L'élément nouveau, c'est qu'il existera une filiation homoparentale, mais la filiation que vous avez qualifiée de « déclarative », au sens où elle résulte d'un acte de volonté, existe déjà pour les hétérosexuels, depuis 1994, dans le cadre de l'AMP.
Je vous renvoie, sur ce point, à l'article 311-20 du code civil. Le consentement à la PMA devant notaire rend d'ailleurs cette filiation incontestable et, partant, plus solide que la filiation dite « biologique ». Elle ne peut pas être détruite, sauf si l'on prouve que le consentement a été privé d'effet avant l'insémination ou que l'enfant est issu non pas de l'AMP, mais d'une relation tierce. Cette filiation volontaire, décisionnelle, qui procède de l'engagement d'un homme et d'une femme dans le cadre d'un processus d'AMP, est la plus solide du code civil.
Il n'y a donc pas de doute : les parents sont ceux qui ont consenti à l'AMP et ont reçu les gamètes fournis par le donneur, et jamais celui-ci ne sera reconnu comme parent. Il n'existe aucun risque à ce sujet. Les garanties prévues expressément par le législateur en 1994 continueront à s'appliquer demain, y compris pour les couples homoparentaux.

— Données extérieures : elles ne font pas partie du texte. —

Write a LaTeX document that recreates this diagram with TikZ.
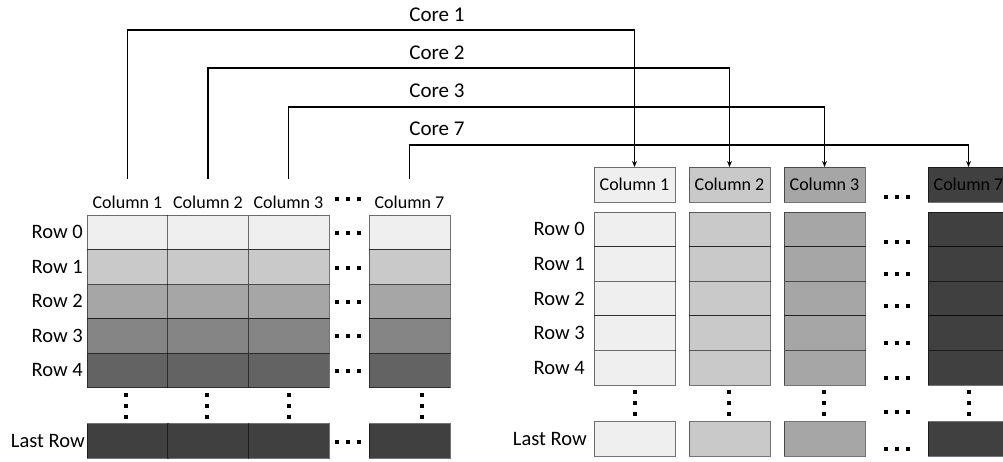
\documentclass[tikz,border=0pt]{standalone}
\usepackage{fontspec}
\setmainfont{Carlito}
\usetikzlibrary{arrows.meta}
\definecolor{c0}{HTML}{EFEFEF}
\definecolor{c1}{HTML}{C9C9C9}
\definecolor{c2}{HTML}{A6A6A6}
\definecolor{c3}{HTML}{858585}
\definecolor{c4}{HTML}{636363}
\definecolor{c5}{HTML}{404040}
\begin{document}
\begin{tikzpicture}[x=1pt,y=-1pt,
  cell/.style={draw=black, draw opacity=0.55, line width=0.8pt, minimum width=81pt,
    minimum height=34.5pt, inner sep=0pt, outer sep=0pt},
  rowlab/.style={anchor=east, inner sep=0pt, font=\fontsize{20.5}{24}\selectfont},
  collab/.style={inner sep=0pt, font=\fontsize{18}{21}\selectfont},
  corelab/.style={inner sep=0pt, font=\fontsize{21}{25}\selectfont},
  link/.style={line width=1.2pt, -{Stealth[length=6pt,width=5pt]}},
  hdots/.pic={\foreach \k in {-11,0,11}{\fill (\k-2,-2) rectangle (\k+2,2);}},
  vdots/.pic={\foreach \k in {-11,0,11}{\fill (-2,\k-2) rectangle (2,\k+2);}}]
\useasboundingbox (0,0) rectangle (1003,461);

% ---------- row-major layout (left) ----------
\foreach \c/\x in {1/127.5,2/208,3/288.5,7/409.5}{
  \foreach \r/\f in {0/c0,1/c1,2/c2,3/c3,4/c4}{
    \node[cell, fill=\f] (L\c-\r) at (\x,232.25+34.5*\r) {};
  }
  \node[cell, fill=c5] (L\c-last) at (\x,441) {};
  \node[collab] (LC\c) at (\x,202) {Column \c};
}
\foreach \r in {0,...,4}{
  \node[rowlab] (LR\r) at (83,232.25+34.5*\r) {Row \r};
}
\node[rowlab] (LRlast) at (85,441) {Last Row};

% ellipses of the left layout
\pic at (348,199) {hdots};
\foreach \y in {233,267.5,302,336,371,442}{\pic at (348,\y) {hdots};}
\foreach \x in {126,207,289,422}{\pic at (\x,405.5) {vdots};}

% ---------- column-major layout (right) ----------
\foreach \c/\x/\f in {1/634.5/c0,2/729.5/c1,3/824.5/c2,7/968.5/c5}{
  \node[cell, fill=\f, minimum height=35pt, font=\fontsize{18}{21}\selectfont]
    (RH\c) at (\x,184.5) {Column \c};
  \foreach \r in {0,...,4}{
    \node[cell, fill=\f, minimum height=34.6pt] (R\c-\r) at (\x,229.3+34.6*\r) {};
  }
  \node[cell, fill=\f] (R\c-last) at (\x,439) {};
}
\foreach \r in {0,...,4}{
  \node[rowlab] (RR\r) at (585,229.3+34.6*\r) {Row \r};
}
\node[rowlab] (RRlast) at (587,439) {Last Row};

% ellipses of the right layout
\foreach \y in {197,242,274,306,343,378,412,449}{\pic at (897,\y) {hdots};}
\foreach \x in {635,729,824,969}{\pic at (\x,402.5) {vdots};}

% ---------- core assignments ----------
\coordinate (bus1) at (0,30);
\coordinate (bus2) at (0,68);
\coordinate (bus3) at (0,107);
\coordinate (bus7) at (0,145);
\node[corelab] (core1) at (437,15) {Core 1};
\node[corelab] (core2) at (437,53) {Core 2};
\node[corelab] (core3) at (437,91) {Core 3};
\node[corelab] (core7) at (437,129) {Core 7};
\foreach \c in {1,2,3,7}{
  \draw[link, shorten <=16pt] (LC\c.north) |- (RH\c.north |- bus\c) -- (RH\c.north);
}
\end{tikzpicture}
\end{document}
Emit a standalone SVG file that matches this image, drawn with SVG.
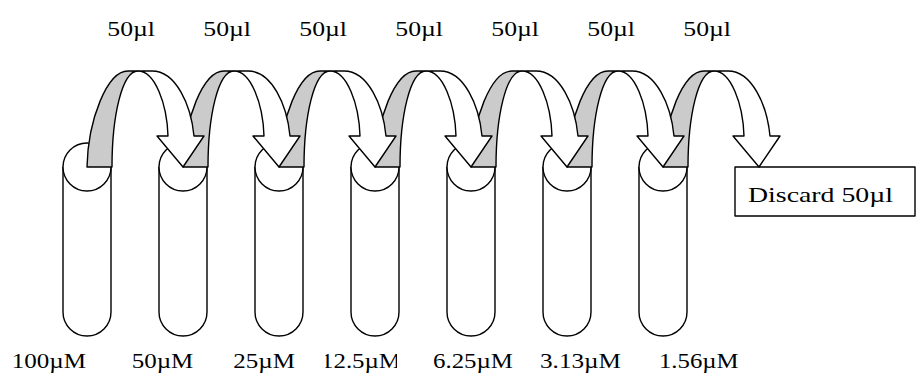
<svg xmlns="http://www.w3.org/2000/svg" width="916" height="374" viewBox="0 0 916 374">
<style>
.o{stroke:#000;stroke-width:1.4;stroke-linejoin:round}
.tube{fill:#fff}
.back{fill:#cbcbcb}
.front{fill:#fff}
text{font-family:"Liberation Serif","Times New Roman",serif;font-size:22px;fill:#000}
</style>
<defs>
<g id="tubeShape">
<path class="o tube" d="M63,167 V312 A24,24 0 0 0 111,312 V167 Z"/>
<circle class="o tube" cx="87" cy="167" r="24"/>
</g>
<g id="arrowShape">
<path class="o back" d="M87,167 C88,120 107,71 128,71 L138,71 C122,71 112,116 112,167 Z"/>
<path class="o front" d="M138,71 L152,71 C176,71 191,105 194,136 L204,136 L183,167 L157,136 L168,136 C167,104 155,71 138,71 Z"/>
</g>
<clipPath id="clip125"><rect x="325.5" y="340" width="71.5" height="34"/></clipPath>
</defs>
<g id="tube1"><use href="#tubeShape"/></g>
<g id="tube2"><use href="#tubeShape" x="96"/></g>
<g id="tube3"><use href="#tubeShape" x="192"/></g>
<g id="tube4"><use href="#tubeShape" x="288"/></g>
<g id="tube5"><use href="#tubeShape" x="384"/></g>
<g id="tube6"><use href="#tubeShape" x="480"/></g>
<g id="tube7"><use href="#tubeShape" x="576"/></g>
<g id="discard">
<rect class="o" x="735" y="167" width="180" height="49" fill="#fff"/>
<text x="748" y="202" textLength="145" lengthAdjust="spacingAndGlyphs">Discard 50µl</text>
</g>
<g id="connectors">
<use href="#arrowShape" x="576"/>
<use href="#arrowShape" x="480"/>
<use href="#arrowShape" x="384"/>
<use href="#arrowShape" x="288"/>
<use href="#arrowShape" x="192"/>
<use href="#arrowShape" x="96"/>
<use href="#arrowShape" x="0"/>
</g>
<g id="volumes">
<text x="107.3" y="36" textLength="47.7" lengthAdjust="spacingAndGlyphs">50µl</text>
<text x="203.3" y="36" textLength="47.7" lengthAdjust="spacingAndGlyphs">50µl</text>
<text x="299.3" y="36" textLength="47.7" lengthAdjust="spacingAndGlyphs">50µl</text>
<text x="395.3" y="36" textLength="47.7" lengthAdjust="spacingAndGlyphs">50µl</text>
<text x="491.3" y="36" textLength="47.7" lengthAdjust="spacingAndGlyphs">50µl</text>
<text x="587.3" y="36" textLength="47.7" lengthAdjust="spacingAndGlyphs">50µl</text>
<text x="683.3" y="36" textLength="47.7" lengthAdjust="spacingAndGlyphs">50µl</text>
</g>
<g id="concentrations">
<text x="11.7" y="368" textLength="74.3" lengthAdjust="spacingAndGlyphs">100µM</text>
<text x="131.7" y="368" textLength="61.6" lengthAdjust="spacingAndGlyphs">50µM</text>
<text x="233.3" y="368" textLength="61.7" lengthAdjust="spacingAndGlyphs">25µM</text>
<text x="321" y="368" textLength="80" lengthAdjust="spacingAndGlyphs" clip-path="url(#clip125)">12.5µM</text>
<text x="433" y="368" textLength="80" lengthAdjust="spacingAndGlyphs">6.25µM</text>
<text x="540" y="368" textLength="81" lengthAdjust="spacingAndGlyphs">3.13µM</text>
<text x="659" y="368" textLength="79.5" lengthAdjust="spacingAndGlyphs">1.56µM</text>
</g>
</svg>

Vous dites que le don de gamètes est la même chose qu'un don de sang. Il y a certes une similitude dans leur caractère altruiste, mais il existe une immense différence, que vous ne pouvez nier, monsieur Mélenchon : dans le cas de l'AMP, une tierce personne est issue du don. Or cette tierce personne n'est pas receveuse ; elle est autonome et n'a rien demandé.
Second point sur lequel nous devons éviter les confusions : les anciens donneurs. Je vous l'ai déjà dit, jamais nous n'irons les contraindre. Quant aux futurs donneurs, ils auront le choix de donner ou non, dans les conditions fixées par la loi.
Que ce soit sous le régime précédent ou sous le régime à venir, les donneurs auront toujours le choix. Dès lors, pourquoi ne donnerions-nous pas ce choix également aux enfants issus d'une IAD ?
Dans le cas argentin, avez-vous dit, certains voulaient savoir et d'autres ne le voulaient surtout pas. Or nous n'allons pas forcer les enfants issus d'une IAD à connaître leurs origines ! Il s'agit d'une simple faculté qui leur est offerte et qui ne sera sans doute pas utilisée par tous les enfants issus d'une IAD devenus majeurs.
L'idée d'envoyer un courrier à chacun d'eux, discutée en commission, a été balayée. C'est hors de question ! Certains lobbies ont demandé qu'un tel courrier soit systématique et obligatoire, mais nous avons refusé et nous tiendrons ferme sur cette position. Nous n'allons pas imposer aux parents de révéler à leur enfant son mode de conception. Nous n'imposerons pas non plus aux enfants issus d'une IAD de recevoir, à leur majorité, l'intégralité de leur récit identitaire si tel n'est pas leur choix.
Nous nous en remettons au choix des personnes. Nous respectons profondément les différences, chez les donneurs comme chez les enfants issus d'une IAD, et c'est pourquoi nous offrons à ces derniers la faculté d'accéder à leurs origines.
Si nous ouvrons cette possibilité, c'est aussi parce qu'il y a une responsabilité de l'État – telle est bien la question que nous devons nous poser lorsque nous examinons un texte relatif à la bioéthique, comme l'a souligné Mme la ministre sur d'autres sujets. En effet, l'État est responsable du fait que ces enfants sont issus d'une PMA, puisque c'est lui qui l'autorise et l'organise. Dès lors, notre responsabilité est aussi de leur offrir des réponses.
Parce que nous assumons nos responsabilités, dans le respect des uns et des autres, sans confusion avec la biologie, la sociologie ou la notion de parentalité, nous offrons la possibilité à ceux qui le souhaitent et pour qui cela serait important, sans forcer ceux qui ne le veulent pas, d'accéder au récit de leurs origines génétiques. Il s'agit d'une grande avancée, dont nous pouvons, je le pense, être très fiers.